Unsere Verantwortung ist es nun, diese Fehler ohne Verurteilung anzuerkennen, denn oft konnten und wussten sie es nicht besser. Auf keinen Fall darf diese Prägung als Ausrede für unser „schlechtes Leben“ dienen, sondern als Möglichkeit es besser zu machen, und ein neues Rollenverständnis weiterzugeben. Unsere Kinder sind meist schon Erwachsen, und wir haben unser unreflektiertes Rollenverständnis bereits „vererbt“.

Umso wichtiger ist es, uns jetzt zu reflektieren, und unseren Kindern zu zeigen, wie es besser geht. Dabei ist es wichtig zu erkennen, dass die Wahrheit nicht im anderen Extrem, sondern viel näher als wir glauben, in der Mitte liegt.
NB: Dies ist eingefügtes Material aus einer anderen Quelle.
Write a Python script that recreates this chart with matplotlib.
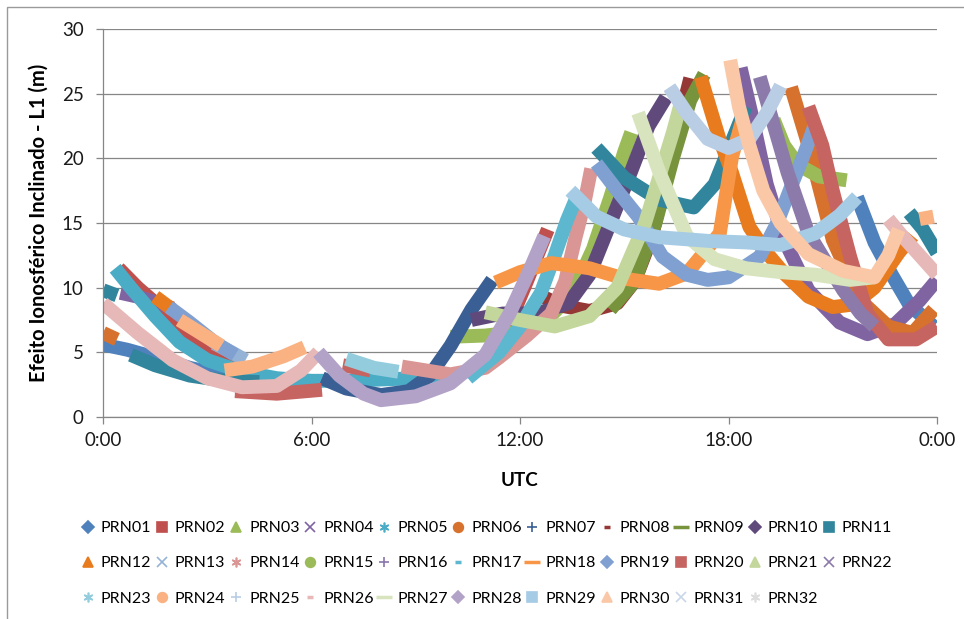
import matplotlib
matplotlib.use("Agg")
import matplotlib.pyplot as plt
from matplotlib.lines import Line2D
from matplotlib.patches import Rectangle

plt.rcParams['font.family'] = ['Lato', 'DejaVu Sans']

# each PRN: list of passes, a pass is (hours UTC, slant ionospheric delay in m)
prn01 = [([0.0, 0.7, 1.5, 2.5, 3.5], [5.6, 5.2, 4.6, 3.8, 3.2]),
         ([21.7, 22.2, 22.7, 23.2, 23.9], [17.0, 13.5, 11.0, 8.7, 7.0])]
prn02 = [([0.45, 1.0, 1.6, 2.2, 2.8, 3.5, 4.0], [11.5, 10.0, 8.6, 7.0, 5.5, 4.3, 3.6]),
         ([11.2, 11.7, 12.2, 12.8], [5.5, 7.3, 10.5, 14.5])]
prn03 = [([10.0, 11.0, 12.0, 12.8, 13.5, 14.1, 14.6, 15.0, 15.2],
          [6.2, 6.3, 6.6, 7.6, 9.5, 13.0, 17.0, 20.5, 22.0])]
prn04 = [([0.5, 1.0, 1.6, 2.0], [9.6, 9.3, 8.8, 8.4]),
         ([18.35, 18.7, 19.1, 19.6, 20.3, 21.2, 22.0, 22.8, 23.5, 24.0],
          [27.0, 23.0, 18.0, 13.7, 9.8, 7.3, 6.4, 7.2, 9.0, 10.6])]
prn05 = [([0.35, 0.8, 1.5, 2.2, 3.0, 4.0, 5.0, 6.0, 7.0, 8.0, 9.0, 9.8],
          [11.5, 10.0, 7.8, 5.8, 4.4, 3.5, 3.0, 2.8, 2.8, 2.9, 3.0, 3.3])]
prn06 = [([0.0, 0.4], [6.5, 6.0]),
         ([19.8, 20.3, 21.0, 21.8, 22.6, 23.3, 23.9], [25.5, 21.0, 13.7, 9.0, 7.0, 6.5, 8.3])]
prn07 = [([6.3, 7.0, 8.0, 8.8, 9.4, 10.0, 10.6, 11.2], [3.0, 2.2, 1.7, 2.0, 3.2, 5.5, 8.3, 10.6])]
prn08 = [([12.5, 13.2, 14.0, 14.8, 15.3, 15.8, 16.2, 16.6, 16.9],
          [9.5, 8.6, 8.2, 8.8, 10.5, 14.0, 18.5, 23.0, 26.2])]
prn09 = [([14.6, 15.3, 15.9, 16.4, 16.9, 17.3], [8.3, 10.5, 15.0, 20.0, 24.5, 26.5])]
prn10 = [([10.6, 11.5, 12.5, 13.4, 14.0, 14.6, 15.2, 15.7, 16.2],
          [7.5, 8.0, 8.0, 8.8, 11.0, 15.0, 19.0, 22.5, 24.7])]
prn11 = [([0.0, 0.4], [9.8, 9.4]),
         ([0.8, 1.5, 2.5, 3.5, 4.5], [4.8, 4.0, 3.2, 2.8, 2.7]),
         ([14.2, 15.0, 16.0, 17.0, 17.6, 18.2, 18.5], [20.8, 18.5, 16.8, 16.2, 18.0, 22.0, 24.0]),
         ([23.2, 23.6, 24.0], [15.8, 14.5, 12.7])]
prn12 = [([1.5, 2.0], [9.3, 8.3]),
         ([17.2, 17.75, 18.1, 18.6, 19.1, 19.6, 20.3, 21.0, 21.6, 22.2, 22.9, 23.3],
          [26.3, 21.4, 18.9, 14.7, 12.7, 11.1, 9.3, 8.5, 8.7, 10.0, 12.7, 14.0])]
prn13 = [([3.2, 3.7, 4.1], [5.7, 5.0, 4.4])]
prn14 = [([8.6, 10.0, 11.0, 11.4, 12.2, 12.9, 13.3, 13.6, 13.85, 14.05],
          [3.9, 3.3, 3.8, 4.6, 6.3, 8.0, 10.5, 13.9, 16.5, 19.2])]
prn15 = [([19.3, 19.6, 20.0, 20.6, 21.4], [23.0, 21.0, 19.5, 18.6, 18.3])]
prn16 = []
prn17 = [([10.5, 11.4, 12.0, 12.6, 13.0, 13.35, 13.6], [3.0, 5.0, 7.0, 9.6, 12.5, 15.2, 16.8])]
prn18 = [([11.3, 12.0, 12.9, 14.0, 15.0, 16.0, 16.8, 17.75, 18.1, 18.4],
          [10.4, 11.2, 11.9, 11.5, 10.7, 10.3, 11.1, 14.2, 20.1, 23.0])]
prn19 = [([1.9, 2.5, 3.2, 3.8], [8.5, 7.3, 5.8, 4.8]),
         ([14.2, 14.8, 15.4, 16.1, 16.8, 17.4, 18.0, 18.9, 19.4, 19.8, 20.2, 20.5],
          [19.6, 17.5, 15.5, 12.4, 11.0, 10.6, 10.8, 12.4, 15.0, 17.8, 20.5, 22.7])]
prn20 = [([3.8, 5.0, 6.3], [2.0, 1.8, 2.1]),
         ([6.9, 7.7], [4.0, 3.6]),
         ([20.3, 20.7, 21.0, 21.5, 22.0, 22.6, 23.4, 24.0], [24.0, 21.0, 17.5, 12.4, 8.0, 6.0, 6.0, 7.0])]
prn21 = [([11.0, 12.0, 13.0, 14.0, 14.8, 15.6, 16.4, 16.6], [8.1, 7.5, 7.0, 7.8, 10.0, 15.0, 22.0, 24.0])]
prn22 = [([18.9, 19.7, 20.3, 21.3, 21.8, 22.2], [26.3, 18.9, 14.2, 9.8, 8.0, 7.0])]
prn23 = [([7.0, 7.8, 8.5], [4.5, 3.8, 3.5])]
prn24 = [([2.2, 2.8, 3.4], [7.5, 6.5, 5.5]),
         ([3.5, 4.3, 5.2, 5.8], [3.6, 3.9, 4.7, 5.4]),
         ([23.5, 23.9], [15.3, 15.5])]
prn25 = [([16.3, 16.8, 17.4, 18.0, 18.6, 19.1, 19.5], [25.5, 23.5, 21.5, 20.8, 21.5, 23.5, 25.6])]
prn26 = [([0.0, 1.0, 2.0, 3.0, 4.0, 5.0, 5.7, 6.2], [8.8, 6.5, 4.4, 3.0, 2.3, 2.4, 3.6, 5.0]),
         ([22.6, 23.0, 23.5, 24.0], [15.3, 14.0, 12.5, 11.0])]
prn27 = [([15.4, 16.0, 16.8, 17.6, 18.5, 19.5, 20.5, 21.5, 22.2],
          [23.5, 19.0, 14.0, 12.2, 11.5, 11.2, 11.0, 10.6, 10.8])]
prn28 = [([6.2, 6.8, 7.5, 8.0, 9.0, 10.0, 11.0, 11.7, 12.3, 12.7],
          [5.0, 3.2, 1.8, 1.3, 1.6, 2.6, 4.8, 8.0, 11.5, 14.0])]
prn29 = [([13.45, 14.2, 15.0, 16.0, 17.5, 18.5, 19.5, 20.5, 21.2, 21.7],
          [17.5, 15.5, 14.5, 13.9, 13.6, 13.5, 13.3, 14.2, 15.6, 17.0])]
prn30 = [([18.05, 18.3, 18.6, 19.0, 19.5, 20.3, 21.3, 22.2, 22.6, 22.9],
          [27.6, 24.0, 21.0, 17.5, 15.0, 12.6, 11.3, 10.8, 12.5, 14.5])]
prn31 = []
prn32 = []

labels = ['PRN%02d' % i for i in range(1, 33)]
colors = ['#4F81BD', '#C0504D', '#9BBB59', '#8064A2', '#4BACC6', '#D7722E',
          '#3A5F95', '#953735', '#77933C', '#604A7B', '#31859C', '#E87B1E',
          '#95B3D7', '#D99694', '#9BBB59', '#8A76AB', '#5DB7CE', '#F79646',
          '#7FA0D0', '#C66461', '#C3D69B', '#8C7BAA', '#93CDDD', '#FAB283',
          '#B9CDE5', '#E6B9B8', '#D7E4BD', '#B3A2C7', '#A6CBE5', '#FAC8A6',
          '#C9D6EA', '#DDDDDD']
markers = ['D', 's', '^', 'x', (6, 2, 0), 'o', '+', '_', '_'] * 4
series = [prn01, prn02, prn03, prn04, prn05, prn06, prn07, prn08, prn09, prn10,
          prn11, prn12, prn13, prn14, prn15, prn16, prn17, prn18, prn19, prn20,
          prn21, prn22, prn23, prn24, prn25, prn26, prn27, prn28, prn29, prn30,
          prn31, prn32]

fig = plt.figure(figsize=(9.64, 6.19), dpi=100)
ax = fig.add_axes([103 / 964, 1 - 417 / 619, 834 / 964, 388 / 619])

for passes, c in zip(series, colors):
    for t, v in passes:
        ax.plot(t, v, color=c, lw=10, solid_capstyle='butt', solid_joinstyle='round')

grid_c = '#868686'
ax.set_xlim(0, 24)
ax.set_ylim(0, 30)
ax.set_xticks([0, 6, 12, 18, 24])
ax.set_xticklabels(['0:00', '6:00', '12:00', '18:00', '0:00'])
ax.set_yticks(range(0, 31, 5))
ax.yaxis.grid(True, color=grid_c, lw=0.9)
ax.set_axisbelow(True)
for s in ['top', 'right']:
    ax.spines[s].set_visible(False)
for s in ['left', 'bottom']:
    ax.spines[s].set_color(grid_c)
    ax.spines[s].set_linewidth(0.9)
ax.tick_params(axis='both', colors=grid_c, length=5, width=0.9, labelsize=13.5, labelcolor='#1a1a1a')
ax.tick_params(axis='y', pad=9)
ax.tick_params(axis='x', pad=6)
ax.set_xlabel('UTC', fontsize=13.5, fontweight='bold', labelpad=16)
ax.set_ylabel('Efeito Ionosférico Inclinado - L1 (m)', fontsize=14.5, fontweight='bold', labelpad=9)

# legend handles, Excel-style markers
handles = []
for i, (c, m) in enumerate(zip(colors, markers)):
    ms = 7
    mew = 1.2
    if m == '_':
        ms = 5 if i % 9 == 7 else 12
        mew = 2.5
    elif m == 'D':
        ms = 6
    handles.append(Line2D([], [], linestyle='none', marker=m, color=c, markersize=ms,
                          markeredgecolor=c, markeredgewidth=mew))

# row-major order for an 11-column legend
ncol, nrow = 11, 3
order = [r * ncol + c for c in range(ncol) for r in range(nrow) if r * ncol + c < 32]
fig.legend([handles[i] for i in order], [labels[i] for i in order],
           loc='upper left', bbox_to_anchor=(81 / 964, 1 - 521 / 619), ncol=ncol,
           frameon=False, fontsize=11.5, handlelength=0.9, handletextpad=0.35,
           columnspacing=0.22, labelspacing=1.32, borderpad=0, borderaxespad=0)

fig.add_artist(Rectangle((7 / 964, -0.02), 1.2, 1 - 7 / 619 + 0.02, transform=fig.transFigure,
                         fill=False, ec='#9a9a9a', lw=1))

fig.savefig('out.png', dpi=100)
Wir dürfen die Größe haben, um die eigenen Fehler offen einzugestehen. Du hast die Chance, diese immerwährende, ungesunde, und überholte Prägung zu unterbrechen.

Fazit

Die Rollen von Mann und Frau in modernen Beziehungen sind komplex, und oft führen alte Muster und Prägungen zu Unterordnung und Überanpassung. Doch durch Selbstreflexion, offene Kommunikation und die Bereitschaft, alte Muster zu überwinden, können wir gesündere und erfüllende Beziehungen aufbauen, die auf gegenseitigem Respekt, Verständnis und Gleichberechtigung bauen. 

Sobald wir erkennen, dass die alte Prägung heute nicht mehr nützlich ist, kann das eigene Selbstbild, mit moderneren Vorgaben neu aufgebaut werden. Dies kann gelingen, indem wir die eigenen Bedürfnisse und Gefühle erforschen, und uns die Erlaubnis geben, nach ihnen zu leben. 

Den Besten Zugang zu Gefühlen und Bedürfnissen haben wir, wenn wir ganz alleine sind. Wie fühlst du dich, wenn kein Erwartungsträger präsent ist? Was tust, denkst, und fühlst du dann, und was machst du anders? Wie würde ein gutes Leben, mit einer guten Beziehung aussehen, in dem du einfach „du selbst“ bist?

Sprich mit deinem Partner darüber, und du wirst staunen, wie viel davon schon möglich ist. Falls dein Partner dafür nicht offen ist, hole dir bitte Hilfe von Außen, und sprich mit guten Freunden darüber. Deine Beziehung zu dir selbst, und zu deinen Kindern, sollte dir das wert sein.